User equipment (UE) is located in the centric cell, as shown. The
UE includes a receiver 110 having a receive unit 111 and a
retransmission decoding unit 112.
[0018] In the base station transmitter 105, the DCI configuration
unit 106 designates a DCI format for a downlink transmission
selected from a first DCI format intended for a single transport
block contiguous resource block transmission and a second DCI
format intended for a dual transport block transmission available
for spatial multiplexing.
[0019] Correspondingly, the retransmission coordination unit 107 is
configured to facilitate a retransmission for the downlink
transmission of a transport block corresponding to the first DCI
format using the second DCI format or one of the dual transport
blocks corresponding to the second DCI format using the first DCI
format, based on a retransmission rule.
[0020] In the UE receiver 110, the receive unit 111 receives a
downlink control information (DCI) format for a downlink
transmission selected from a first DCI format intended for a single
transport block contiguous resource block transmission and a second
DCI format intended for a dual transport block transmission
available for spatial multiplexing. The retransmission decoding
unit 112 is configured to decode a retransmission for the downlink
transmission of a transport block corresponding to the first DCI
format using the second DCI format or one of the dual transport
blocks corresponding to the second DCI format using the first DCI
format, based on a retransmission rule.
[0021] FIGS. 2A and 2B illustrate two possible retransmission
scenarios 200, 250 between DCI formats 1A and 2/2A as may be
employed in the cellular communication network 100 of FIG. 1. The
retransmission scenario 200 represents a transmission in a DCI
format 1A that changes to a DCI format 2/2A for its retransmission.
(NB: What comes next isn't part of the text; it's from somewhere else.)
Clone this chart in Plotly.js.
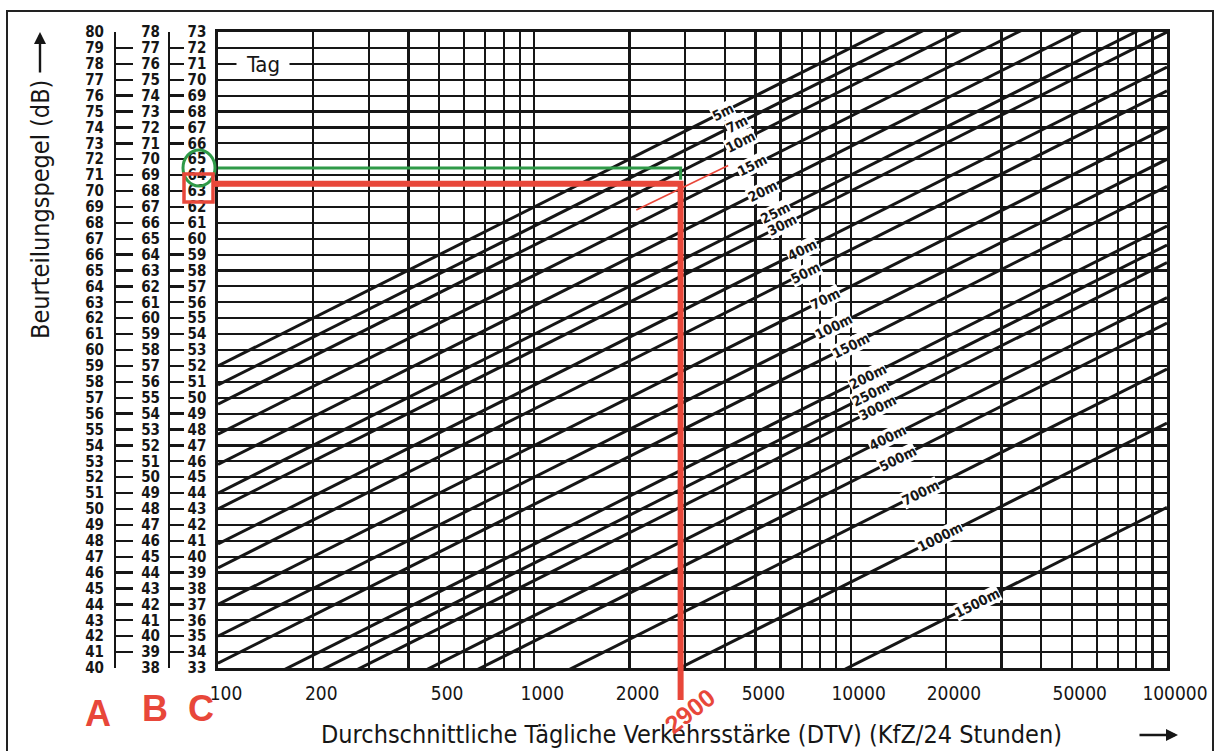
<!DOCTYPE html>
<html>
<head>
<meta charset="utf-8">
<script src="https://cdn.plot.ly/plotly-3.0.1.min.js"></script>
<style>html,body{margin:0;padding:0;background:#fff;}#chart{width:1219px;height:751px;}</style>
</head>
<body>
<div id="chart"></div>
<script>
// ---------- data ----------
const scaleA = [40,41,42,43,44,45,46,47,48,49,50,51,52,53,54,55,56,57,58,59,60,61,62,63,64,65,66,67,68,69,70,71,72,73,74,75,76,77,78,79,80];
const scaleB = [38,39,40,41,42,43,44,45,46,47,48,49,50,51,52,53,54,55,56,57,58,59,60,61,62,63,64,65,66,67,68,69,70,71,72,73,74,75,76,77,78];
const scaleC = [33,34,35,36,37,38,39,40,41,42,43,44,45,46,47,48,49,50,51,52,53,54,55,56,57,58,59,60,61,62,63,64,65,66,67,68,69,70,71,72,73];
const dtvGrid = [100,200,300,400,500,600,700,800,900,1000,2000,3000,4000,5000,6000,7000,8000,9000,10000,20000,30000,40000,50000,60000,70000,80000,90000,100000];
const dtvLabels = [100,200,500,1000,2000,5000,10000,20000,50000,100000];
const distances = ['5m','7m','10m','15m','20m','25m','30m','40m','50m','70m','100m','150m','200m','250m','300m','400m','500m','700m','1000m','1500m'];
const levelAt100 = [52.0,50.8,49.6,47.7,45.8,44.0,43.0,40.8,39.3,37.0,35.0,33.3,30.8,29.6,28.5,26.3,24.7,21.8,18.4,13.1];
const levelAt100000 = [82.0,80.8,79.6,77.7,75.8,74.0,73.0,70.8,69.3,67.0,65.0,63.3,60.8,59.6,58.5,56.3,54.7,51.8,48.4,43.1];
const labelDTV = [3950,4380,4470,4910,5280,5770,6070,7020,7180,8300,8800,9960,11270,11520,12120,13030,14020,16570,19180,25090];
const readingDTV = 2900;
const greenLevel = 64.45;
const greenDropLevel = 63.7;
const redLevel = 63.45;
const redGuideDTV = [2100, 4100];
const redGuideLevel = [61.8, 64.6];

// ---------- layout helpers ----------
const W = 1219, H = 751;
const px = v => v / W;
const py = v => 1 - v / H;
const FAM = '"DejaVu Sans Condensed", "Liberation Sans Narrow", "DejaVu Sans", sans-serif';
const INK = '#161616';
const RED = '#e8473a';
const GREEN = '#2f9a48';

const traces = [];
distances.forEach((d, i) => {
  traces.push({
    type: 'scatter', mode: 'lines', x: [100, 100000], y: [levelAt100[i], levelAt100000[i]],
    line: {color: INK, width: 3}, hoverinfo: 'skip', showlegend: false
  });
});
traces.push({type:'scatter', mode:'lines', x:[100,100], y:[scaleB[0], scaleB[scaleB.length-1]], yaxis:'y2', line:{width:0}, opacity:0, hoverinfo:'skip', showlegend:false});
traces.push({type:'scatter', mode:'lines', x:[100,100], y:[scaleA[0], scaleA[scaleA.length-1]], yaxis:'y3', line:{width:0}, opacity:0, hoverinfo:'skip', showlegend:false});
traces.push({type:'scatter', mode:'lines', x:[100, readingDTV, readingDTV], y:[greenLevel, greenLevel, greenDropLevel],
  line:{color: GREEN, width: 3}, hoverinfo:'skip', showlegend:false});
traces.push({type:'scatter', mode:'lines', x: redGuideDTV, y: redGuideLevel,
  line:{color: RED, width: 1.6}, hoverinfo:'skip', showlegend:false});
traces.push({type:'scatter', mode:'lines', x:[100, readingDTV, readingDTV], y:[redLevel, redLevel, scaleC[0]],
  line:{color: RED, width: 6}, hoverinfo:'skip', showlegend:false});

const annotations = [];
const angle = -26.7;
distances.forEach((d, i) => {
  const lx = Math.log10(labelDTV[i]);
  const ly = levelAt100[i] + (levelAt100000[i] - levelAt100[i]) * (lx - 2) / 3;
  annotations.push({x: lx, y: ly, xref:'x', yref:'y', xanchor:'center', yanchor:'middle',
    text: '<b>' + d + '</b>', showarrow:false,
    textangle: angle, bgcolor:'#ffffff', borderpad: 0,
    font:{family: FAM, size: 14, color: INK}});
});
annotations.push({x: px(263), y: 71, xref:'paper', yref:'y', xanchor:'center', yanchor:'middle', text:'Tag', showarrow:false,
  bgcolor:'#ffffff', borderpad:0, width: 52, height: 26, font:{family: FAM, size: 22, color: INK}});
annotations.push({x: px(40), y: py(210), xref:'paper', yref:'paper', xanchor:'center', yanchor:'middle',
  text:'Beurteilungspegel (dB)', showarrow:false,
  textangle:-90, font:{family: FAM, size: 25, color: INK}});
annotations.push({x: px(40), y: py(32), xref:'paper', yref:'paper', ax: px(40), ay: py(74), axref:'paper', ayref:'paper',
  text:'', showarrow:true, arrowhead:2, arrowsize:1, arrowwidth:2.4, arrowcolor: INK});
annotations.push({x: px(691), y: py(734), xref:'paper', yref:'paper', xanchor:'center', yanchor:'middle',
  text:'Durchschnittliche Tägliche Verkehrsstärke (DTV) (KfZ/24 Stunden)', showarrow:false,
  font:{family: FAM, size: 25, color: INK}});
annotations.push({x: px(1178), y: py(735), xref:'paper', yref:'paper', ax: px(1138), ay: py(735), axref:'paper', ayref:'paper',
  text:'', showarrow:true, arrowhead:2, arrowsize:1, arrowwidth:2.4, arrowcolor: INK});
annotations.push({x: Math.log10(readingDTV), y: py(711), xref:'x', yref:'paper', xanchor:'center', yanchor:'middle',
  xshift: 9, text:'<b>' + readingDTV + '</b>', showarrow:false,
  textangle:-38, font:{family:'"Liberation Sans", sans-serif', size: 25, color: RED}});
[['A',98,713],['B',155,708],['C',201,708]].forEach(([t,x,y]) => {
  annotations.push({x: px(x), y: py(y), xref:'paper', yref:'paper', xanchor:'center', yanchor:'middle',
    text:'<b>'+t+'</b>', showarrow:false,
    font:{family:'"Liberation Sans", sans-serif', size: 36, color: RED}});
});

const shapes = [
  {type:'rect', xref:'paper', yref:'paper', x0: px(7), x1: px(1213), y0: py(770), y1: py(11), line:{color:'#222', width:2}},
  {type:'circle', xref:'paper', yref:'paper', x0: px(183), x1: px(215), y0: py(186), y1: py(150), line:{color: GREEN, width: 3}},
  {type:'rect', xref:'paper', yref:'paper', x0: px(184), x1: px(213), y0: py(202), y1: py(174), line:{color: RED, width: 3.5}},
  {type:'line', xref:'x', yref:'paper', x0: readingDTV, x1: readingDTV, y0: py(700), y1: py(668), line:{color: RED, width: 6}},
  {type:'line', xref:'paper', yref:'y', x0: px(212), x1: px(219), y0: redLevel, y1: redLevel, line:{color: RED, width: 6}}
];

const tickTextX = dtvGrid.map(v => dtvLabels.includes(v) ? String(v) : '');
const scaleFont = {family: FAM, size: 15, color: INK, weight: 'bold'};

const layout = {
  width: W, height: H,
  margin: {l:0, r:0, t:0, b:0},
  paper_bgcolor: '#ffffff', plot_bgcolor: '#ffffff',
  showlegend: false,
  font: {family: FAM, color: INK},
  xaxis: {
    type:'log', range:[2,5], domain:[px(218), px(1167)], anchor:'y',
    tickmode:'array', tickvals: dtvGrid, ticktext: tickTextX,
    showgrid:true, gridcolor: INK, gridwidth: 2.2,
    showline:true, linecolor: INK, linewidth: 2.6, mirror: true,
    ticks:'', ticklabelstandoff: 7, ticklabelshift: 8,
    tickfont:{family: FAM, size: 19, color: INK}, zeroline:false, fixedrange:true
  },
  yaxis: {
    range:[scaleC[0], scaleC[scaleC.length-1]], domain:[py(668), py(32)], anchor:'x',
    tickmode:'array', tickvals: scaleC, ticktext: scaleC.map(String),
    showgrid:true, gridcolor: INK, gridwidth: 2.2,
    showline:true, linecolor: INK, linewidth: 2.6, mirror: true,
    ticks:'', ticklabelstandoff: 6,
    tickfont: scaleFont, zeroline:false, fixedrange:true
  },
  yaxis2: {
    range:[scaleB[0], scaleB[scaleB.length-1]], overlaying:'y', anchor:'free', position: px(169), side:'left',
    tickmode:'array', tickvals: scaleB, ticktext: scaleB.map(String),
    showgrid:false, showline:true, linecolor: INK, linewidth: 2.4,
    ticks:'inside', ticklen: 14, tickwidth: 2.4, tickcolor: INK, ticklabelstandoff: 5,
    tickfont: scaleFont, zeroline:false, fixedrange:true
  },
  yaxis3: {
    range:[scaleA[0], scaleA[scaleA.length-1]], overlaying:'y', anchor:'free', position: px(115), side:'left',
    tickmode:'array', tickvals: scaleA, ticktext: scaleA.map(String),
    showgrid:false, showline:true, linecolor: INK, linewidth: 2.4,
    ticks:'inside', ticklen: 17, tickwidth: 2.4, tickcolor: INK, ticklabelstandoff: 7,
    tickfont: scaleFont, zeroline:false, fixedrange:true
  },
  annotations: annotations,
  shapes: shapes
};

Plotly.newPlot('chart', traces, layout, {staticPlot: true, displayModeBar: false});
</script>
</body>
</html>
Correspondingly, the retransmission scenario 250 represents a
transmission in a DCI format 2/2A that changes to a DCI format 1A
for its retransmission. Each of the transport blocks is associated
with a TB size (TBS), modulation-and-coding scheme (MCS) flag, new
data indicator (NDI), and redundancy version (RV).
[0022] In shifting from a DCI format 1A to a DCI format 2/2A as
shown in FIG. 2A, a transport block (TB) in a transmission
associated with DCI format 1A is retransmitted using DCI format
2/2A together with another TB thereby forming a two transport block
transmission. This may occur when both of the followings conditions
are true. The channel rank increases from n=1 to n>1, which
allows a multiple layer transmission and a larger DL grant having
more flexibility (i.e., DCI format 2/2A). A DL data buffer for the
UE allows the eNB to transmit an additional TB.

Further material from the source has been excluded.